It's 1957, in the small town of Babylon, Alabama, and Miss Mack has arrived there from another even smaller town called Pine Cone (McDowell fans will well recall these blighted places). Although she is neither old nor young, fat, pig-faced, and gives "the impression of a large piece of farm machinery that had forsaken both farm and field," McDowell does not offer her up as an object of pity or scorn; her worst habit is drinking warm Coke by the caseful and not knowing much Alabama history. Folks know her as the long-time assistant of the photographer of grammar school children in this Southern region. When that fellow dies, she returns to Babylon and asks, nay states outright to the school principal, in a perfect example of go-get-'em-gumption, "Mr. Hill, I want you to give me a job." Boy, try that today!

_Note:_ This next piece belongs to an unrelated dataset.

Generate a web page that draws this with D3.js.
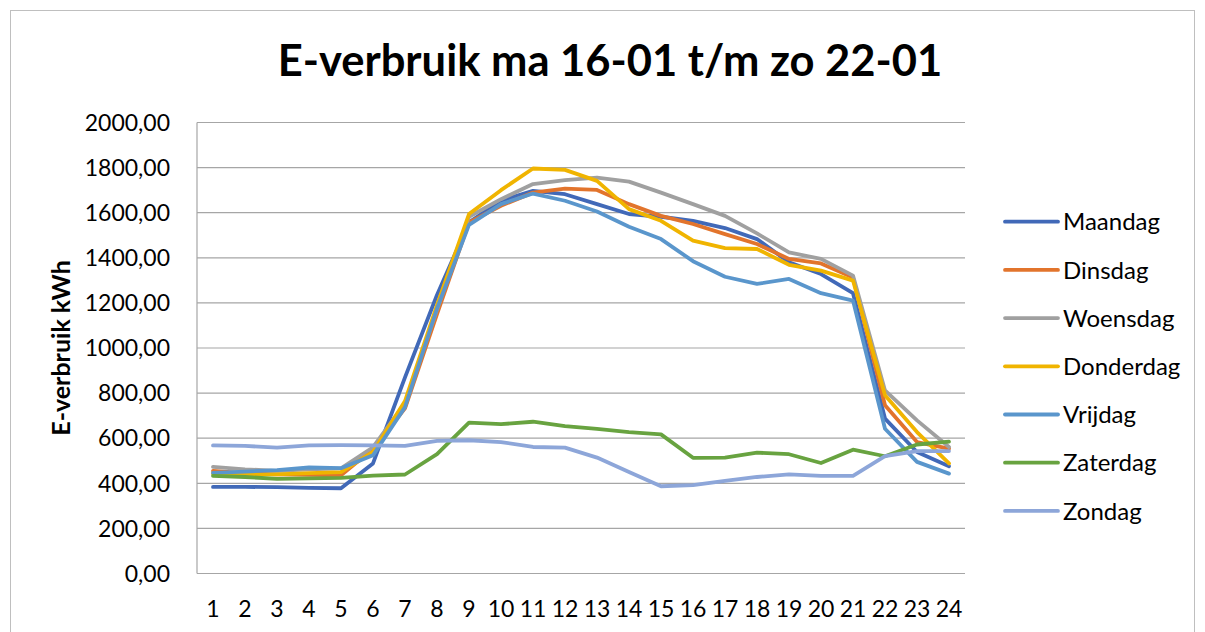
<!DOCTYPE html>
<html>
<head>
<meta charset="utf-8">
<script src="https://cdn.jsdelivr.net/npm/d3@7"></script>
<style>
  html, body { margin: 0; padding: 0; background: #fff; }
  svg { display: block; font-family: Lato, "Open Sans", sans-serif; }
</style>
</head>
<body>
<svg id="chart" width="1205" height="632"></svg>
<script>
// E-verbruik per uur, ma 16-01 t/m zo 22-01

const hours = d3.range(1, 25);
const yTicks = [0, 200, 400, 600, 800, 1000, 1200, 1400, 1600, 1800, 2000];

const days   = ['Maandag', 'Dinsdag', 'Woensdag', 'Donderdag', 'Vrijdag', 'Zaterdag', 'Zondag'];
const colors = ['#4169B8', '#E2742C', '#A0A0A0', '#F0B400', '#5A96CC', '#68A340', '#8DA6D9'];

const maandag   = [384, 384, 383, 380, 378, 488, 870, 1235, 1557, 1653, 1697, 1682, 1638, 1594, 1582, 1564, 1532, 1483, 1380, 1328, 1243, 687, 539, 476];
const dinsdag   = [455, 445, 440, 437, 435, 552, 732, 1150, 1557, 1631, 1689, 1707, 1701, 1638, 1586, 1550, 1505, 1461, 1395, 1375, 1313, 746, 583, 554];
const woensdag  = [473, 462, 455, 462, 466, 560, 755, 1170, 1582, 1660, 1727, 1744, 1756, 1738, 1689, 1638, 1586, 1508, 1424, 1395, 1321, 812, 679, 561];
const donderdag = [443, 438, 440, 445, 450, 539, 765, 1190, 1594, 1700, 1796, 1790, 1741, 1616, 1564, 1476, 1443, 1439, 1369, 1343, 1299, 790, 627, 488];
const vrijdag   = [446, 452, 458, 470, 467, 524, 738, 1175, 1546, 1638, 1685, 1653, 1605, 1538, 1483, 1385, 1316, 1284, 1306, 1243, 1210, 642, 495, 443];
const zaterdag  = [433, 428, 420, 422, 424, 434, 439, 529, 669, 662, 673, 654, 641, 627, 617, 513, 514, 536, 529, 490, 549, 520, 572, 585];
const zondag    = [568, 566, 558, 568, 569, 568, 566, 588, 591, 583, 561, 558, 514, 450, 387, 392, 411, 428, 440, 433, 433, 520, 543, 543];

const series = [maandag, dinsdag, woensdag, donderdag, vrijdag, zaterdag, zondag];

// ── Layout ────────────────────────────────────────────────────────────────────

const W = 1205, H = 632;
const plot = { left: 197, right: 965, top: 122.5, bottom: 573.5 };

const svg = d3.select('#chart');

// outer chart border
svg.append('rect')
  .attr('x', 10.5).attr('y', 10.5)
  .attr('width', W - 21).attr('height', H)
  .attr('fill', '#fff')
  .attr('stroke', '#bfbfbf').attr('stroke-width', 1);

svg.append('text')
  .attr('x', 610).attr('y', 76)
  .attr('text-anchor', 'middle')
  .attr('font-size', 43.5).attr('font-weight', 700)
  .attr('fill', '#000')
  .text('E-verbruik ma 16-01 t/m zo 22-01');

const x = d3.scaleBand().domain(hours).range([plot.left, plot.right]);
const y = d3.scaleLinear().domain([0, 2000]).range([plot.bottom, plot.top]);

// gridlines
svg.append('g')
  .selectAll('line')
  .data(yTicks)
  .enter().append('line')
  .attr('x1', plot.left).attr('x2', plot.right)
  .attr('y1', d => y(d)).attr('y2', d => y(d))
  .attr('stroke', '#a6a6a6').attr('stroke-width', 1.2);

// left axis line
svg.append('line')
  .attr('x1', plot.left).attr('x2', plot.left)
  .attr('y1', plot.top).attr('y2', plot.bottom)
  .attr('stroke', '#a6a6a6').attr('stroke-width', 1.2);

// y tick labels
const fmt = d => d3.format('.2f')(d).replace('.', ',');
svg.append('g')
  .selectAll('text')
  .data(yTicks)
  .enter().append('text')
  .attr('x', 170).attr('y', d => y(d))
  .attr('dy', '0.36em')
  .attr('text-anchor', 'end')
  .attr('font-size', 23).attr('fill', '#000')
  .text(fmt);

// x tick labels
svg.append('g')
  .selectAll('text')
  .data(hours)
  .enter().append('text')
  .attr('x', d => x(d) + x.bandwidth() / 2)
  .attr('y', 617)
  .attr('text-anchor', 'middle')
  .attr('font-size', 23).attr('fill', '#000')
  .text(d => d);

// y axis title
svg.append('text')
  .attr('transform', `translate(70,${(plot.top + plot.bottom) / 2}) rotate(-90)`)
  .attr('text-anchor', 'middle')
  .attr('font-size', 25).attr('font-weight', 700)
  .attr('fill', '#000')
  .text('E-verbruik kWh');

// ── Lines ─────────────────────────────────────────────────────────────────────

const line = d3.line()
  .x((d, i) => x(hours[i]) + x.bandwidth() / 2)
  .y(d => y(d));

svg.append('g')
  .selectAll('path')
  .data(series)
  .enter().append('path')
  .attr('d', line)
  .attr('fill', 'none')
  .attr('stroke', (d, i) => colors[i])
  .attr('stroke-width', 3.8)
  .attr('stroke-linejoin', 'round')
  .attr('stroke-linecap', 'round');

// ── Legend ────────────────────────────────────────────────────────────────────

const leg = svg.append('g');
days.forEach((name, i) => {
  const ly = 221.7 + i * 48.2;
  leg.append('line')
    .attr('x1', 1005).attr('x2', 1058)
    .attr('y1', ly).attr('y2', ly)
    .attr('stroke', colors[i]).attr('stroke-width', 3.8)
    .attr('stroke-linecap', 'round');
  leg.append('text')
    .attr('x', 1063).attr('y', ly)
    .attr('dy', '0.36em')
    .attr('font-size', 24).attr('fill', '#000')
    .text(name);
});
</script>
</body>
</html>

Knowing a good teacher when he sees one, Mr. Hill in fact does give her a job, teaching the third grade. She gets a small apartment between the library and the Coke bottling factory. Everybody loves her. She teaches fractions and the Alabama state song, and plays a mean dodgeball with the "manliest" little boys, flinging it so hard at them it puts them "right flat out on the ground." Boy, try that today! 

Miss Mack befriends 22-year-old Janice Faulk, the other third-grade teacher. It is a study in opposites: bulky, tennis-shoe-wearing Miss Mack and neat, petite, doll-like Miss Faulk. But they get along very well, discussing school issues together, having dinner together, endless talking, even taking little nightly road jaunts in which Miss Faulk shouts at truckers they drive up alongside, "Do you want to race Miss Mack?" Sounds like a great time. 

But you know who's not having a great time? Mr. Hill, who's got designs on pretty Miss Faulk, and didn't he give her a prize job, teaching the best, most well-behaved students, and doesn't she owe him something for that? Miss Faulk is "just the sort of impressionable young woman to imagine that such favors ought to be returned, with much considerable interest." Now McDowell does an interesting bit of sleight-of-hand, some foreshadowing that a careless reader might miss. Mr. Hill tells his mother, a widow living a place called Sweet Gum Head (I haven't looked it up to see if it's a real place in Alabama but it sure sounds like it could be), that he intends to marry Miss Faulk, and dear old mom tells him not to wait. But Mr. Hill waits, and it's a mistake.

The next time Mrs. Hill spoke to her son on the subject of Miss Faulk—the following Halloween—Mr. Hill listened carefully. And he did exactly what his mother told him to do.

Old Mrs. Hill is one of McDowell's classic evil matriarchs as we've read of in virtually all his novels. Indeed, this little story could be a sort of narrative aside that we never see in one of his other books. Although she never appears on-stage, as it were, she obviously controls Mr. Hill. This friendship of Miss Mack and Miss Faulk is getting in the way of Mr. Hill's having a nice, pretty wife. And Mrs. Hill, we take it through inference, wants her son to have a nice, pretty wife. Why, it's what any good mother wants for her son. They have "no intention of allowing his comfortable plans to be thwarted by a fat woman with greasy black hair and a face like a pig's."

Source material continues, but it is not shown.